Anfang der 90er Jahre gab es ein Wort im Sprechen und Schreiben über Popmusik, das mochte keiner hören. Man benutzte es am besten gar nicht, denn es war ganz und gar aus der Mode gekommen: Zu fordern, Popmusik solle »authentisch« sein, das war nicht nur uncool, sondern nachgerade verboten. Die Hamburger Band Die Sterne sahen das damals ein bisschen anders und verbanden den rumpelnden Funk von Sly Stone und Parliament mit dem agitatorischen Pop-Prinzip von Ton Steine Scherben – beseelten dieses Gebräu durch eigenes Erleben, denn das wollten sie schon: etwas Echtes schaffen.

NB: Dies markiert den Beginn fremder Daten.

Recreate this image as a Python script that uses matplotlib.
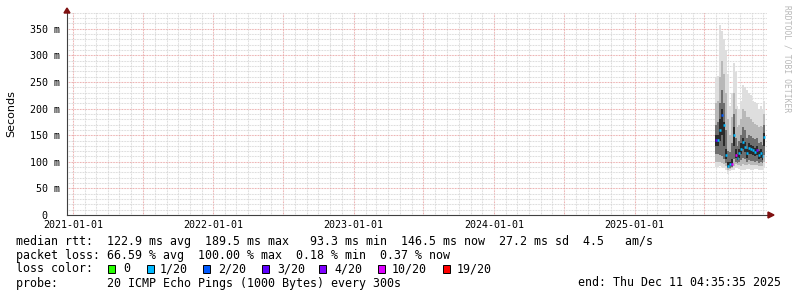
# smokeping-style 5 year graph for one target
# values read off an rrdtool png, rtt in ms

import pandas as pd
import matplotlib.pyplot as plt
from matplotlib.patches import Rectangle, Polygon

W, H = 797, 297
MONO = 'DejaVu Sans Mono'

# 5 day steps from end of July 2025 until the end of the graph
dates = pd.date_range('2025-07-30', periods=26, freq='5D')

rtt_median = [141, 141, 160, 188, 169, 112, 92, 95, 96, 150, 113, 107, 116,
              125, 137, 128, 116, 126, 124, 122, 118, 122, 113, 117, 111, 146]
rtt_min = [90, 90, 92, 90, 88, 85, 78, 82, 84, 85, 88, 88, 86,
           85, 85, 85, 86, 86, 85, 85, 86, 86, 85, 85, 85, 90]
rtt_p10 = [100, 100, 100, 98, 95, 92, 84, 86, 88, 92, 95, 94, 94,
           93, 95, 94, 94, 95, 94, 94, 94, 94, 93, 93, 92, 100]
rtt_p25 = [115, 115, 112, 110, 105, 98, 88, 89, 90, 105, 100, 98, 100,
           103, 108, 105, 100, 103, 102, 101, 100, 101, 98, 99, 97, 112]
rtt_p40 = [130, 130, 140, 150, 130, 105, 90, 92, 93, 130, 108, 103, 108,
           115, 125, 118, 108, 115, 115, 112, 110, 113, 105, 108, 103, 130]
rtt_p60 = [150, 150, 180, 200, 175, 125, 100, 100, 105, 165, 125, 115, 125,
           135, 145, 138, 125, 135, 132, 130, 126, 130, 120, 125, 118, 155]
rtt_p75 = [170, 175, 210, 235, 210, 160, 120, 118, 135, 190, 145, 130, 140,
           150, 165, 160, 145, 150, 148, 145, 142, 145, 135, 138, 132, 170]
rtt_p90 = [210, 215, 260, 290, 265, 230, 180, 150, 185, 230, 200, 165, 170,
           180, 200, 195, 185, 185, 180, 175, 172, 170, 165, 168, 165, 190]
rtt_max = [260, 262, 357, 345, 330, 310, 265, 205, 230, 285, 268, 205, 200,
           215, 245, 240, 235, 230, 225, 215, 212, 210, 200, 205, 200, 215]
loss = ['3/20', '1/20', '1/20', '2/20', '1/20', '1/20', '1/20', '1/20', '10/20',
        '1/20', '10/20', '1/20', '1/20', '1/20', '1/20', '1/20', '1/20', '1/20',
        '1/20', '1/20', '1/20', '4/20', '1/20', '1/20', '1/20', '1/20']

loss_labels = ['0', '1/20', '2/20', '3/20', '4/20', '10/20', '19/20']
loss_colors = ['#26ff00', '#00b8ff', '#0059ff', '#5e00ff', '#7e00ff', '#dd00ff', '#ff0000']

year_ticks = ['2021-01-01', '2022-01-01', '2023-01-01', '2024-01-01', '2025-01-01']
y_ticks = [0, 50, 100, 150, 200, 250, 300, 350]
y_labels = ['  0  ', ' 50 m', '100 m', '150 m', '200 m', '250 m', '300 m', '350 m']

fig = plt.figure(figsize=(W / 100, H / 100), dpi=100)
ax = fig.add_axes([67 / W, (H - 215) / H, 700 / W, 203 / H])

ax.set_xlim(pd.Timestamp('2020-12-16'), pd.Timestamp('2025-12-11 04:35'))
ax.set_ylim(0, 381.6)

# grid: monthly / 10 ms grey, half-year / 50 ms red
for d in pd.date_range('2021-01-01', '2025-12-01', freq='MS'):
    major = d.month in (1, 7)
    ax.axvline(d, color='#e8a0a0' if major else '#d4d4d4', lw=0.75,
               dashes=(0.75, 0.75), zorder=0)
for v in range(10, 390, 10):
    major = v % 50 == 0
    ax.axhline(v, color='#e8a0a0' if major else '#d4d4d4', lw=0.75,
               dashes=(0.75, 0.75), zorder=0)

# smoke, outer band first, darkest in the middle
step = 5
bands = [(rtt_min, rtt_max, '#dedede'),
         (rtt_p10, rtt_p90, '#b8b8b8'),
         (rtt_p25, rtt_p75, '#6e6e6e'),
         (rtt_p40, rtt_p60, '#2a2a2a')]
for z, (lo, hi, col) in enumerate(bands):
    ax.bar(dates, pd.Series(hi) - pd.Series(lo), bottom=lo, width=step,
           align='edge', color=col, lw=0, zorder=2 + z)

# median coloured by loss
cmap = dict(zip(loss_labels, loss_colors))
colors = [cmap[l] for l in loss]
ax.hlines(rtt_median, dates, dates + pd.Timedelta(days=step),
          colors=colors, lw=1.8, zorder=7)

ax.set_xticks(pd.to_datetime(year_ticks), year_ticks)
ax.set_yticks(y_ticks, y_labels)
ax.tick_params(length=0, labelsize=7.2)
ax.tick_params(axis='x', pad=3.5)
ax.tick_params(axis='y', pad=26.6)
for t in ax.get_yticklabels():
    t.set_horizontalalignment('left')
for t in ax.get_xticklabels() + ax.get_yticklabels():
    t.set_family(MONO)

for s in ['top', 'right']:
    ax.spines[s].set_visible(False)
ax.spines['left'].set_color('#404040')
ax.spines['bottom'].set_color('#404040')

# arrows at axis ends
def px(x, y):
    return (x / W, 1 - y / H)

fig.patches.append(Polygon([px(64, 13), px(70, 13), px(67, 8)], closed=True,
                           color='#7f1010', transform=fig.transFigure))
fig.patches.append(Polygon([px(768, 212), px(768, 218), px(774, 215)], closed=True,
                           color='#7f1010', transform=fig.transFigure))

fig.text(*px(11, 113.5), 'Seconds', rotation=90, ha='center', va='center',
         family='DejaVu Sans', size=8)
fig.text(*px(787, 5), 'RRDTOOL / TOBI OETIKER', rotation=-90, ha='center', va='top',
         family=MONO, size=5.8, color='#b8b8b8')

fs = 8.4
fig.text(*px(16, 242), 'median rtt:  122.9 ms avg  189.5 ms max   93.3 ms min  146.5 ms now  27.2 ms sd  4.5   am/s',
         family=MONO, size=fs, va='center')
fig.text(*px(16, 255), 'packet loss: 66.59 % avg  100.00 % max  0.18 % min  0.37 % now',
         family=MONO, size=fs, va='center')
fig.text(*px(16, 269), 'loss color:', family=MONO, size=fs, va='center')
box_x = [108, 147, 203, 262, 319, 378, 443]
lab_x = [123, 160, 218, 277, 334, 392, 457]
for bx, lx, lab, c in zip(box_x, lab_x, loss_labels, loss_colors):
    fig.patches.append(Rectangle(px(bx, 273), 7 / W, 8 / H, facecolor=c,
                                 edgecolor='black', lw=0.7, transform=fig.transFigure))
    fig.text(*px(lx, 269), lab, family=MONO, size=fs, va='center')
fig.text(*px(16, 283), 'probe:       20 ICMP Echo Pings (1000 Bytes) every 300s',
         family=MONO, size=fs, va='center')
fig.text(*px(781, 283), 'end: Thu Dec 11 04:35:35 2025', family=MONO, size=fs,
         va='center', ha='right')

fig.savefig('out.png', dpi=100)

Und das gelang ihnen: Sie entfernten sich von der stimmigen Sprache gängiger Popmusik, unterbrachen den Erzählfluss, nahmen – an der New School des Hip Hop und an Funk geschult – verschiedene Erzählperspektiven ein, verweigerten gerne das Ende der Geschichte. Man konnte Mitte der Neunziger kaum eine Band aus Deutschland hören, die dermaßen groovte, die so viel Flow hatte.
Mit den Jahren veränderte sich der Sound hin zu einem noch deutlicher von elektronischer Musik, von Beats und Bass geprägten Klangbild. »Die Grenzen zwischen Laptop und Proberaum, DJ-Pult und Bühne sind es, die in diesen Tagen eingerissen werden und verschwinden«, sagte Sänger und Gitarrist Frank Spilker einmal.
Das mag sein, dennoch macht es auch Spaß, die Band live zu erleben, wenn sie ihre ganz alten Lieder spielen, Sterne-Klassiker wie »Big in Berlin«, »Universal Tellerwäscher“, »Was hat Dich bloß so ruiniert« oder »Fickt das System«. »Nur fürchtet sich der Witz vor der Pointe, was mach ich nur, wenn wieder keiner lacht«, fragt sich Spilker in dem phantastischen Stück »Inseln«, wohl wissend, dass bei den Sternen fast jede Text-Pointe zündet und sich ihre Betrachtung der Welt vor allem nicht im Blick auf das kleine Glück erschöpft.
Interessante Gedanken über die, so Spilker, »Schizophrenie des Daseins«, zu denen man tanzen kann, das waren und sind immer noch der Sterne stärkste Waffe. Das macht die Band in Deutsch-Pop-Zeiten von Philipp Poisel, Tim Bendzko & Co., in Zeiten sentimentaler Privatisierung so angenehm anders. Im Colos-Saal stellt die inzwischen neu formierte Band um Spilker ihr neues, nun 13. Album »Hallo Euphoria« vor, auf dem wir nun auch erstaunliche Streicher-Harmonien hören. 23 Jahre war die Band nicht in Aschaffenburg – nun, Hallo Euphoria, schauen Sie mal wieder im Colos-Saal vorbei.